The Digital Divide: A Growing Gap

UNCTAD's Digital Economy Report 2024 is a report grounded in science yet constructed with a solid ethical foundation. The report hits hard at the lack of global equity of digital services, citing ‘an unequal ecological exchange’. Currently, there is no universal methodology adopted to deal with the digital ecosystem, in particular the growing and disproportionate environmental impacts of the digital economy on the Global South. There is now an urgent need for environmentally sustainable and inclusive digitalization strategies.

Geopolitical interests

The digital economy is a very concentrated market, whereby only a handful of companies, mostly in the global North, actually develop digital products and services. So the majority of any added value created in this economy is captured by those digitally advanced countries, yet the social environmental costs of digitization are paid by the Global South. Once again the Global North is accessing vital resources found in the Global South, and,  worryingly, old colonial relationships are starting to be reactivated, (although the report does not directly use such terms).

Natural resources

Predictions show that by 2050, we will need more than 150 billion tons of minerals annually, including 50 new lithium mines, 60 new nickel mines, and the production of rare earth metals must increase 12-fold. Practices such as illegal or unsustainable mining are increasing, and conflict is on the rise with local communities having to fight for access to basic rights such as water resources. For Pablo, “ the more virtual we become, the more potable water we need for that. And that means that our digital world is literally liquids…… It is the water that makes virtuality possible”. There is also fear that digitization is actually lowering standards of work and having a negative impact on mental health through being permanently connected. E-waste is also a huge issue, with the world generating 62 billion kilograms of e-waste in 2022.

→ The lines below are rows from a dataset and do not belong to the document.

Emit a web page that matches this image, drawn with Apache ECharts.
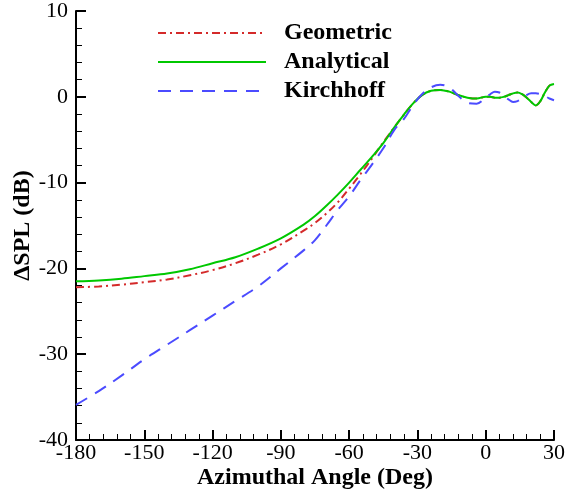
<!DOCTYPE html>
<html>
<head>
<meta charset="utf-8">
<script src="https://cdn.jsdelivr.net/npm/echarts@6/dist/echarts.min.js"></script>
<style>html,body{margin:0;padding:0;background:#fff}#c{width:568px;height:497px}</style>
</head>
<body>
<div id="c"></div>
<script>
const angles = [-180,-170,-160,-150,-140,-130,-120,-110,-100,-90,
  -80,-75,-70,-65,-60,-55,-50,-45,-40,
  -36,-32,-28,-24,-20,-16,-12,-8,-4,0,
  2,4,6,8,10,12,14,16,18,20,22,24,26,28,30];
const geometric = [-22.2,-22.1,-21.9,-21.6,-21.3,-20.8,-20.2,-19.4,-18.4,-17.2,
  -15.6,-14.7,-13.6,-12.3,-10.7,-9.0,-7.2,-5.3,-3.5,
  -2.1,-0.8,0.2,0.7,0.8,0.6,0.2,-0.1,-0.2,0.0,
  0.0,-0.1,-0.1,0.0,0.2,0.4,0.5,0.3,-0.1,-0.6,-1.0,-0.5,0.5,1.3,1.5];
const analytical = [-21.5,-21.4,-21.2,-20.9,-20.6,-20.1,-19.4,-18.7,-17.7,-16.5,
  -14.9,-13.9,-12.7,-11.4,-10.0,-8.5,-7.0,-5.4,-3.5,
  -2.1,-0.8,0.2,0.7,0.8,0.6,0.2,-0.1,-0.2,0.0,
  0.0,-0.1,-0.1,0.0,0.2,0.4,0.5,0.3,-0.1,-0.6,-1.0,-0.5,0.5,1.3,1.5];
const kirchhoff = [-35.9,-34.3,-32.5,-30.6,-28.9,-27.2,-25.5,-23.8,-22.1,-20.0,
  -17.9,-16.7,-15.0,-13.2,-11.6,-9.7,-7.9,-6.0,-3.8,
  -2.6,-1.0,0.3,1.1,1.4,1.1,0.1,-0.7,-0.8,-0.1,
  0.3,0.6,0.5,0.1,-0.3,-0.6,-0.5,-0.2,0.2,0.4,0.4,0.3,0.1,-0.2,-0.4];
const xTicks = [-180,-150,-120,-90,-60,-30,0,30];
const yTicks = [-40,-30,-20,-10,0,10];
const seriesNames = ['Geometric','Analytical','Kirchhoff'];

const serif = "'Liberation Serif','Times New Roman',serif";
const pair = arr => angles.map((a,i)=>[a,arr[i]]);

const chart = echarts.init(document.getElementById('c'), null, {renderer:'canvas'});
chart.setOption({
  animation:false,
  backgroundColor:'#fff',
  grid:{left:76,right:9,top:10,bottom:57,containLabel:false},
  legend:{
    orient:'vertical', left:157, top:21, padding:0,
    itemWidth:108, itemHeight:14, itemGap:5,
    data:seriesNames,
    itemStyle:{color:'rgba(0,0,0,0)',borderWidth:0,opacity:0},
    textStyle:{fontFamily:serif,fontWeight:'bold',fontSize:24,color:'#000',lineHeight:24,padding:[0,0,0,13]}
  },
  xAxis:{
    type:'value', min:xTicks[0], max:xTicks[xTicks.length-1], interval:30,
    name:'Azimuthal Angle (Deg)', nameLocation:'middle', nameGap:26, nameMoveOverlap:false,
    nameTextStyle:{fontFamily:serif,fontWeight:'bold',fontSize:24,color:'#000'},
    axisLine:{show:true,onZero:false,lineStyle:{color:'#000',width:2}},
    axisTick:{show:true,inside:true,length:10,lineStyle:{color:'#000',width:2}},
    minorTick:{show:true,splitNumber:5,length:6,lineStyle:{color:'#000',width:1}},
    axisLabel:{fontFamily:serif,fontSize:22,color:'#000',margin:2},
    splitLine:{show:false}
  },
  yAxis:{
    type:'value', min:yTicks[0], max:yTicks[yTicks.length-1], interval:10,
    name:'\u0394SPL (dB)', nameLocation:'middle', nameGap:41, nameMoveOverlap:false,
    nameTextStyle:{fontFamily:serif,fontWeight:'bold',fontSize:24,color:'#000'},
    axisLine:{show:true,onZero:false,lineStyle:{color:'#000',width:2}},
    axisTick:{show:true,inside:true,length:10,lineStyle:{color:'#000',width:2}},
    minorTick:{show:true,splitNumber:5,length:6,lineStyle:{color:'#000',width:1}},
    axisLabel:{fontFamily:serif,fontSize:22,color:'#000',margin:8},
    splitLine:{show:false}
  },
  series:[
    {name:seriesNames[0],type:'line',data:pair(geometric),symbol:'none',smooth:0.35,z:2,
     lineStyle:{color:'#d42a2a',width:2,type:[8,4,2,4]},itemStyle:{color:'#d42a2a'}},
    {name:seriesNames[1],type:'line',data:pair(analytical),symbol:'none',smooth:0.35,z:3,
     lineStyle:{color:'#00c800',width:2,type:'solid'},itemStyle:{color:'#00c800'}},
    {name:seriesNames[2],type:'line',data:pair(kirchhoff),symbol:'none',smooth:0.35,z:4,
     lineStyle:{color:'#4b4bff',width:2,type:[13,9]},itemStyle:{color:'#4b4bff'}}
  ]
});
</script>
</body>
</html>
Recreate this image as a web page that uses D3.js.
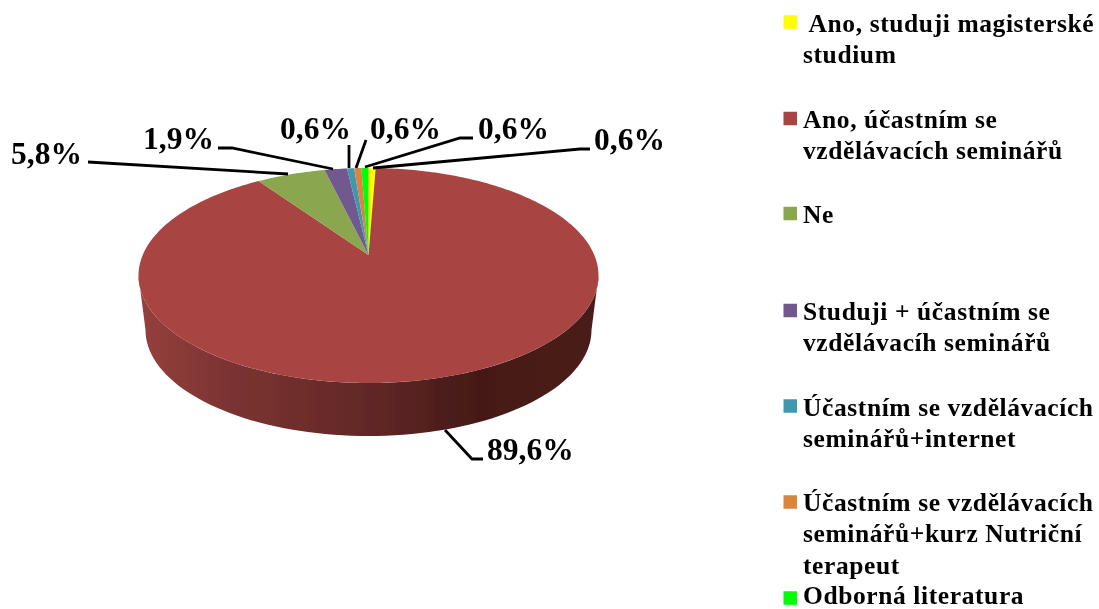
<!DOCTYPE html>
<html><head><meta charset="utf-8">
<script src="https://cdn.jsdelivr.net/npm/d3@7"></script>
<style>html,body{margin:0;background:#fff}svg{display:block}text{font-family:"Liberation Serif",serif;font-weight:bold;fill:#000}</style>
</head><body><div id="c"></div>
<script>
const categories=[" Ano, studuji magisterské studium","Ano, účastním se vzdělávacích seminářů","Ne","Studuji + účastním se vzdělávacíh seminářů","Účastním se vzdělávacích seminářů+internet","Účastním se vzdělávacích seminářů+kurz Nutriční terapeut","Odborná literatura"];
const values=[0.6,89.6,5.8,1.9,0.6,0.6,0.6];
const valueLabels=["0,6%","89,6%","5,8%","1,9%","0,6%","0,6%","0,6%"];
const colors=["#ffff00","#a84542","#8aa64f","#71588f","#4198af","#db843d","#00ff00"];
const legendLines=[[" Ano, studuji magisterské","studium"],["Ano, účastním se","vzdělávacích seminářů"],["Ne"],["Studuji + účastním se","vzdělávacíh seminářů"],["Účastním se vzdělávacích","seminářů+internet"],["Účastním se vzdělávacích","seminářů+kurz Nutriční","terapeut"],["Odborná literatura"]];
const swatchY=[22,118.5,213.5,310.5,406,502,598];
const legendBase=[32,128,223,320,416,511,604];
const labelPos=[[594,149.5],[487,459.5],[11,163.5],[143,148.5],[280,138.5],[370,138.5],[478,138.5]];
const leaderPts=[[[373,168],[580,149],[590,149]],[[445,430],[472,459],[483,459]],[[288,174],[88,162]],[[333,169],[232,148],[218,148]],[[349,168],[349,145]],[[356,168],[366,140]],[[365,167],[460,138],[473,138]]];
const W=1099,H=609;
const svg=d3.select("#c").append("svg").attr("width",W).attr("height",H);
const defs=svg.append("defs");
defs.append("filter").attr("id","soft").append("feGaussianBlur").attr("stdDeviation",0.45);
const grad=defs.append("linearGradient").attr("id","wall").attr("gradientUnits","userSpaceOnUse").attr("x1",139).attr("x2",598).attr("y1",0).attr("y2",0);
[[0,"#95403d"],[0.2,"#7b3331"],[0.5,"#622826"],[0.74,"#451917"],[1,"#4a1e1a"]].forEach(d=>grad.append("stop").attr("offset",d[0]).attr("stop-color",d[1]));
const g=svg.append("g").attr("filter","url(#soft)");
const cx=368.5,cy=275.5,rx=230,ry=107.5,s=0.19;
const botCy=330,botRx=223,botRy=106;
const pie=d3.pie().sort(null).value(d=>d)(values);
function rim(a){const u=Math.sin(a),v=Math.cos(a),d=1+s*v;
 return [cx+rx*u*Math.sqrt(1-s*s)/d, cy-ry*(v+s)/d];}
const apex=[cx,cy-ry*s];
const ell=(c,rX,rY,from,to,n=80)=>d3.range(n+1).map(i=>{const t=from+(to-from)*i/n;return [cx+rX*Math.cos(t),c+rY*Math.sin(t)];});
const wallPts=[...ell(botCy,botRx,botRy,Math.PI,0),...ell(cy,rx,ry,0,Math.PI)];
g.append("path").attr("d",d3.line()(wallPts)+"Z").attr("fill","url(#wall)");
const sliceLine=d3.line();
g.selectAll("path.slice").data(pie).join("path").attr("class","slice")
 .attr("fill",(d,i)=>colors[i])
 .attr("d",d=>{const n=Math.max(2,Math.ceil((d.endAngle-d.startAngle)*60));
  const pts=[apex,...d3.range(n+1).map(i=>rim(d.startAngle+(d.endAngle-d.startAngle)*i/n))];
  return sliceLine(pts)+"Z";});
g.selectAll("path.leader").data(leaderPts).join("path").attr("class","leader").attr("fill","none").attr("stroke","#000").attr("stroke-width",2.8)
 .attr("d",d=>d3.line()(d));
g.selectAll("text.val").data(valueLabels).join("text").attr("class","val")
 .attr("x",(d,i)=>labelPos[i][0]).attr("y",(d,i)=>labelPos[i][1]).attr("font-size",31.5).text(d=>d);
const lg=g.selectAll("g.lg").data(categories).join("g").attr("class","lg");
lg.append("rect").attr("x",783.5).attr("y",(d,i)=>swatchY[i]-6.75).attr("width",13.5).attr("height",13.5).attr("fill",(d,i)=>colors[i]);
lg.each(function(d,i){const t=d3.select(this);legendLines[i].forEach((l,j)=>{
  t.append("text").attr("x",803).attr("y",legendBase[i]+j*31.3).attr("font-size",25.5).attr("letter-spacing",0.6).style("white-space","pre").text(l);});});
</script></body></html>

Spotlight on Latin America

In Latin America, one of the biggest climate effects today is drought and Paz explains how Chile is suffering a historical 30-year drought. The north of Chili is also one of the biggest global resources of lithium, feeding the supply chain of batteries and resulting green energies. The semiconductor industry is growing fast too, and new data centers are being constructed. All of this is adding additional pressure on water resources, creating pollution, and driving illegal mining, which in turn leads to human rights violations, the displacement of indigenous communities, and an increasing scarcity of freshwater.

Looking to the future

This report is for everyone, not just those directly involved in creating digital products and services. It advocates the need to understand the principle of “common but differentiated responsibility”, moving away from the capitalist logic of extraction. A circular economy is good, but it is at best just mitigating certain negative effects. We need an increased awareness of the entire life cycle of digitalization, plus clear actions and systematic tracking of its social and environmental footprint. As the IoT develops, defining what is and what is not a digital device is increasingly difficult. Although there are varying statistics related to C emissions and the impact of the digital sector, it is extremely important to understand that the digital economy is actually fuelling the wider global economy. As Pablo explains, we need to regain ”our critical thinking, breaking the magical digital thinking we are dealing with….[and ] understand that cyberspace has a growing footprint, [is] multi-dimensional, that …our digital environment has a consequence.